§ **Entries from a dataset**:
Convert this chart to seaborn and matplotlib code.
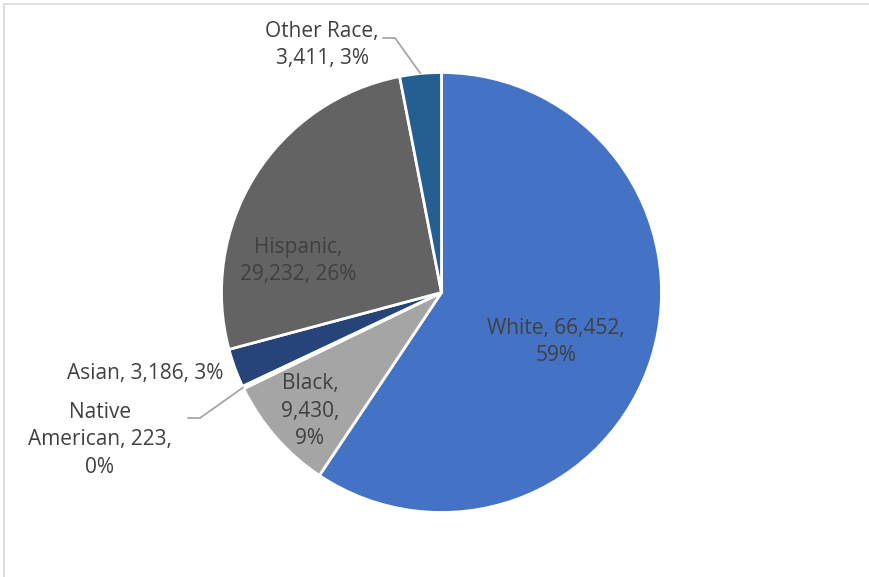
import numpy as np
import matplotlib
matplotlib.use("Agg")
import matplotlib.pyplot as plt
import seaborn as sns

# data
groups = ["White", "Black", "Native American", "Asian", "Hispanic", "Other Race"]
counts = [66452, 9430, 223, 3186, 29232, 3411]
pct_labels = ["59%", "9%", "0%", "3%", "26%", "3%"]
colors = ["#4472C4", "#A5A5A5", "#9E480E", "#264478", "#636363", "#255E91"]

sns.set_style("white")
plt.rcParams["font.family"] = ["Open Sans", "DejaVu Sans"]

W, H = 869, 577
fig = plt.figure(figsize=(W / 100, H / 100), dpi=100)
ax = fig.add_axes([0, 0, 1, 1])
ax.set_xlim(0, W)
ax.set_ylim(0, H)
ax.set_aspect("equal")
ax.axis("off")

# pixel coords (top-left origin) -> data coords
def px(x, y):
    return x, H - y

cx, cy = px(441.5, 292.5)
R = 220

wedges, _ = ax.pie(counts, colors=colors, startangle=90, counterclock=False,
                   center=(cx, cy), radius=R,
                   wedgeprops=dict(edgecolor="white", linewidth=2))
ax.set_xlim(0, W)
ax.set_ylim(0, H)

def fmt(n):
    return f"{n:,}"

texts = [
    f"{groups[0]}, {fmt(counts[0])},\n{pct_labels[0]}",
    f"{groups[1]},\n{fmt(counts[1])},\n{pct_labels[1]}",
    f"Native\nAmerican, {fmt(counts[2])},\n{pct_labels[2]}",
    f"{groups[3]}, {fmt(counts[3])}, {pct_labels[3]}",
    f"{groups[4]},\n{fmt(counts[4])}, {pct_labels[4]}",
    f"{groups[5]},\n{fmt(counts[5])}, {pct_labels[5]}",
]

# label layout (image pixels)
label_pos = [(556, 342), (310, 411), (100, 440), (145, 373), (298, 261), (322, 45)]

for t, (lx, ly) in zip(texts, label_pos):
    x, y = px(lx, ly)
    ax.text(x, y, t, ha="center", va="center", fontsize=15, color="#404040",
            linespacing=1.38)

# leader lines: elbow points in image pixels, end at the wedge edge
leaders = {2: [(188, 418), (200, 418)], 5: [(383, 38), (395, 38)]}
for i, pts in leaders.items():
    w = wedges[i]
    mid = np.deg2rad((w.theta1 + w.theta2) / 2)
    ex = cx + R * np.cos(mid)
    ey = cy + R * np.sin(mid)
    xs = [px(*p)[0] for p in pts] + [ex]
    ys = [px(*p)[1] for p in pts] + [ey]
    ax.plot(xs, ys, color="#A6A6A6", lw=1.3)

# chart frame
fig.add_artist(plt.Line2D([3.5 / W, 3.5 / W], [0, 1 - 4 / H], color="#D9D9D9",
                          lw=1.2, transform=fig.transFigure))
fig.add_artist(plt.Line2D([3.5 / W, 1], [1 - 4 / H, 1 - 4 / H], color="#D9D9D9",
                          lw=1.2, transform=fig.transFigure))

fig.savefig("out.png", dpi=100)
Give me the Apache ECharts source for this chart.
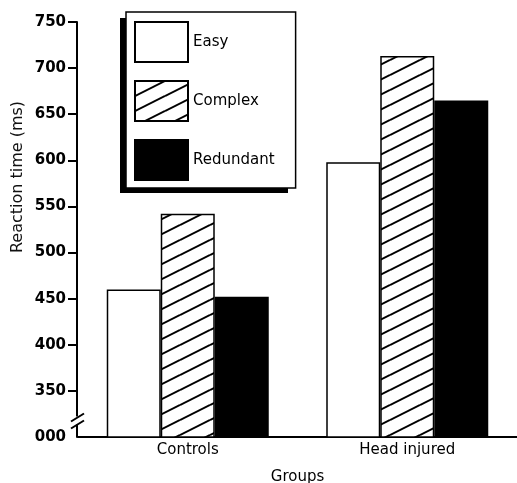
<!DOCTYPE html>
<html>
<head>
<meta charset="utf-8">
<script src="https://cdn.jsdelivr.net/npm/echarts@6/dist/echarts.min.js"></script>
<style>
html,body{margin:0;padding:0;background:#fff;}
#chart{width:517px;height:483px;}
</style>
</head>
<body>
<div id="chart"></div>
<script>
// ---- data ----
var categories = ['Controls', 'Head injured'];
var seriesNames = ['Easy', 'Complex', 'Redundant'];
var easyValues = [460, 598];
var complexValues = [542, 713];
var redundantValues = [452, 665];
// axis: the bottom value stands for the broken "000" baseline
var axisBase = 300;
var tickValues = [350, 400, 450, 500, 550, 600, 650, 700, 750];
var tickLabels = ['000', '350', '400', '450', '500', '550', '600', '650', '700', '750'];
var labelValues = [300, 350, 400, 450, 500, 550, 600, 650, 700, 750];

// hatch pattern
function makeHatch() {
  var W = 30, H = 15;
  var c = document.createElement('canvas');
  c.width = W; c.height = H;
  var ctx = c.getContext('2d');
  ctx.fillStyle = '#fff';
  ctx.fillRect(0, 0, W, H);
  ctx.strokeStyle = '#000';
  ctx.lineWidth = 2;
  for (var k = -1; k <= 1; k++) {
    ctx.beginPath();
    ctx.moveTo(0, H + k * H);
    ctx.lineTo(W, 0 + k * H);
    ctx.stroke();
  }
  return c;
}
var hatch = { image: makeHatch(), repeat: 'repeat' };

var chart = echarts.init(document.getElementById('chart'), null, { renderer: 'canvas' });
var FONT = 'DejaVu Sans';

var option = {
  animation: false,
  backgroundColor: '#fff',
  grid: { left: 78, right: 0, top: 22, bottom: 46, containLabel: false, outerBoundsMode: 'none' },
  legend: {
    orient: 'vertical',
    left: 126,
    top: 12,
    padding: [9, 21, 7, 8],
    itemWidth: 53,
    itemHeight: 40,
    itemGap: 17,
    backgroundColor: '#fff',
    borderColor: '#000',
    borderWidth: 1.5,
    borderRadius: 0,
    textStyle: { fontFamily: FONT, fontSize: 15, color: '#000', padding: [0, 0, 0, 0] },
    data: seriesNames.map(function (n) { return { name: n, icon: 'rect' }; })
  },
  xAxis: {
    type: 'category',
    data: categories,
    name: 'Groups',
    nameLocation: 'middle',
    nameGap: 33,
    nameTextStyle: { fontFamily: FONT, fontSize: 15, color: '#000' },
    axisLine: { lineStyle: { color: '#000', width: 2 } },
    axisTick: { show: false },
    axisLabel: { fontFamily: FONT, fontSize: 15, color: '#000', margin: 6 },
    splitLine: { show: false }
  },
  yAxis: {
    type: 'value',
    min: axisBase,
    max: 750,
    interval: 50,
    offset: 1,
    axisLine: { show: true, lineStyle: { color: '#000', width: 2 } },
    axisTick: { show: true, length: 9, inside: false, customValues: tickValues, lineStyle: { color: '#000', width: 2 } },
    axisLabel: {
      customValues: labelValues,
      fontFamily: FONT, fontSize: 15, fontWeight: 'bold', color: '#000', margin: 11,
      formatter: function (v) { return tickLabels[labelValues.indexOf(v)]; }
    },
    splitLine: { show: false }
  },
  series: [
    {
      name: seriesNames[0], type: 'bar', data: easyValues,
      barWidth: 54, barGap: '0%',
      itemStyle: { color: '#fff', borderColor: '#000', borderWidth: 1.5 }
    },
    {
      name: seriesNames[1], type: 'bar', data: complexValues,
      barWidth: 54, barGap: '0%',
      itemStyle: { color: hatch, borderColor: '#000', borderWidth: 1.5 }
    },
    {
      name: seriesNames[2], type: 'bar', data: redundantValues,
      barWidth: 54, barGap: '0%',
      itemStyle: { color: '#000', borderColor: '#000', borderWidth: 1.5 }
    }
  ]
};
chart.setOption(option);

// decorations: legend shadow, y-axis title, axis break
var yBreak = chart.convertToPixel({ yAxisIndex: 0 }, 319);
var xAxisPx = 77;
chart.setOption({
  graphic: [
    {
      type: 'rect', z: -1, zlevel: 0,
      shape: { x: 120, y: 18, width: 168, height: 175 },
      style: { fill: '#000' }
    },
    {
      type: 'text', x: 18, y: 177, rotation: Math.PI / 2,
      style: { text: 'Reaction time (ms)', fontFamily: FONT, fontSize: 16, fill: '#111', align: 'center', verticalAlign: 'middle' }
    },
    {
      type: 'rect', z: 100,
      shape: { x: xAxisPx - 3, y: yBreak - 3, width: 6, height: 8 },
      style: { fill: '#fff' }
    },
    {
      type: 'line', z: 101,
      shape: { x1: xAxisPx - 6, y1: yBreak + 2, x2: xAxisPx + 7, y2: yBreak - 6 },
      style: { stroke: '#000', lineWidth: 2 }
    },
    {
      type: 'line', z: 101,
      shape: { x1: xAxisPx - 6, y1: yBreak + 9, x2: xAxisPx + 7, y2: yBreak + 1 },
      style: { stroke: '#000', lineWidth: 2 }
    }
  ]
});
</script>
</body>
</html>
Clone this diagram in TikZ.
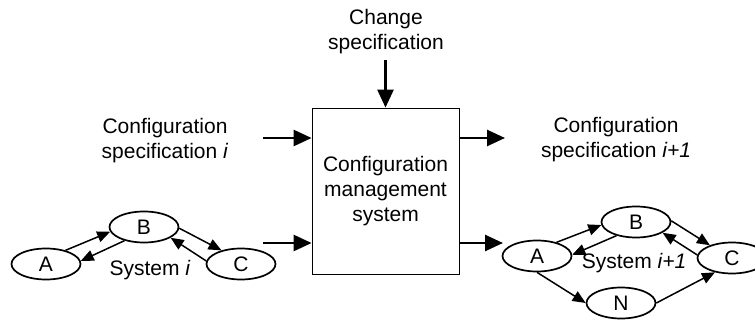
\documentclass[tikz,border=0pt]{standalone}
\usepackage{fontspec}
\setmainfont{Liberation Sans}
\usetikzlibrary{shapes.geometric,arrows.meta}

\begin{document}
\begin{tikzpicture}[x=1pt,y=-1pt,
        font=\fontsize{21}{25}\selectfont,
        every node/.style={inner sep=0pt},
        txt/.style={align=center},
        sys/.style={ellipse,draw,line width=1.7pt,minimum width=69pt,minimum height=31pt},
        bigarr/.style={line width=2.6pt,-{Triangle[length=18pt,width=16pt]}},
        smallarr/.style={line width=1.5pt,-{Triangle[length=13pt,width=11pt]}}]
        \useasboundingbox (0,0) rectangle (755,320);
        \node[draw,line width=0.8pt,minimum width=147pt,minimum height=166pt,align=center] (box) at (385.5,191) {Configuration\\management\\system};
        \node[txt] (chg) at (386,32) {Change\\specification};
        \node[txt] (lcs) at (165,141) {Configuration\\specification \textit{i}};
        \node[txt] (rcs) at (616,140) {Configuration\\specification \textit{i+1}};
        \coordinate (chgin) at (385.5,60);
        \coordinate (cin) at (263,138);
        \coordinate (sin) at (263,243);
        \coordinate (cout) at (505,138);
        \coordinate (sout) at (503,243);
        \draw[bigarr] (chgin) -- (box.north);
        \draw[bigarr] (cin) -- (cin -| box.west);
        \draw[bigarr] (sin) -- (sin -| box.west);
        \draw[bigarr] (cout -| box.east) -- (cout);
        \draw[bigarr] (sout -| box.east) -- (sout);
        \node[sys] (lA) at (46,264) {A};
        \node[sys] (lB) at (144,227) {B};
        \node[sys] (lC) at (241,264) {C};
        \node (lsys) at (150,270) {System \textit{i}};
        \draw[smallarr] (lA.35) -- (lB.188);
        \draw[smallarr] (lB.215) -- (lA.5);
        \draw[smallarr] (lB.-2) -- (lC.145);
        \draw[smallarr] (lC.175) -- (lB.-22);
        \node[sys] (rA) at (537,256) {A};
        \node[sys] (rB) at (636,222) {B};
        \node[sys] (rC) at (732,258) {C};
        \node[sys] (rN) at (621,303) {N};
        \node (rsys) at (634,263) {System \textit{i+1}};
        \draw[smallarr] (rA.35) -- (rB.185);
        \draw[smallarr] (rB.215) -- (rA.2);
        \draw[smallarr] (rB.2) -- (rC.150);
        \draw[smallarr] (rC.175) -- (rB.-22);
        \draw[smallarr] (rA.270) -- (rN.180);
        \draw[smallarr] (rN.0) -- (rC.220);
    \end{tikzpicture}
\end{document}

§ **TASK PROMPT**: Skip every picture and return the lines above from the top through the one that contains "261), (322, 45)]".

§ **RESPONSE FOR THIS EXERCISE**:
Convert this chart to seaborn and matplotlib code.
import numpy as np
import matplotlib
matplotlib.use("Agg")
import matplotlib.pyplot as plt
import seaborn as sns

# data
groups = ["White", "Black", "Native American", "Asian", "Hispanic", "Other Race"]
counts = [66452, 9430, 223, 3186, 29232, 3411]
pct_labels = ["59%", "9%", "0%", "3%", "26%", "3%"]
colors = ["#4472C4", "#A5A5A5", "#9E480E", "#264478", "#636363", "#255E91"]

sns.set_style("white")
plt.rcParams["font.family"] = ["Open Sans", "DejaVu Sans"]

W, H = 869, 577
fig = plt.figure(figsize=(W / 100, H / 100), dpi=100)
ax = fig.add_axes([0, 0, 1, 1])
ax.set_xlim(0, W)
ax.set_ylim(0, H)
ax.set_aspect("equal")
ax.axis("off")

# pixel coords (top-left origin) -> data coords
def px(x, y):
    return x, H - y

cx, cy = px(441.5, 292.5)
R = 220

wedges, _ = ax.pie(counts, colors=colors, startangle=90, counterclock=False,
                   center=(cx, cy), radius=R,
                   wedgeprops=dict(edgecolor="white", linewidth=2))
ax.set_xlim(0, W)
ax.set_ylim(0, H)

def fmt(n):
    return f"{n:,}"

texts = [
    f"{groups[0]}, {fmt(counts[0])},\n{pct_labels[0]}",
    f"{groups[1]},\n{fmt(counts[1])},\n{pct_labels[1]}",
    f"Native\nAmerican, {fmt(counts[2])},\n{pct_labels[2]}",
    f"{groups[3]}, {fmt(counts[3])}, {pct_labels[3]}",
    f"{groups[4]},\n{fmt(counts[4])}, {pct_labels[4]}",
    f"{groups[5]},\n{fmt(counts[5])}, {pct_labels[5]}",
]

# label layout (image pixels)
label_pos = [(556, 342), (310, 411), (100, 440), (145, 373), (298, 261), (322, 45)]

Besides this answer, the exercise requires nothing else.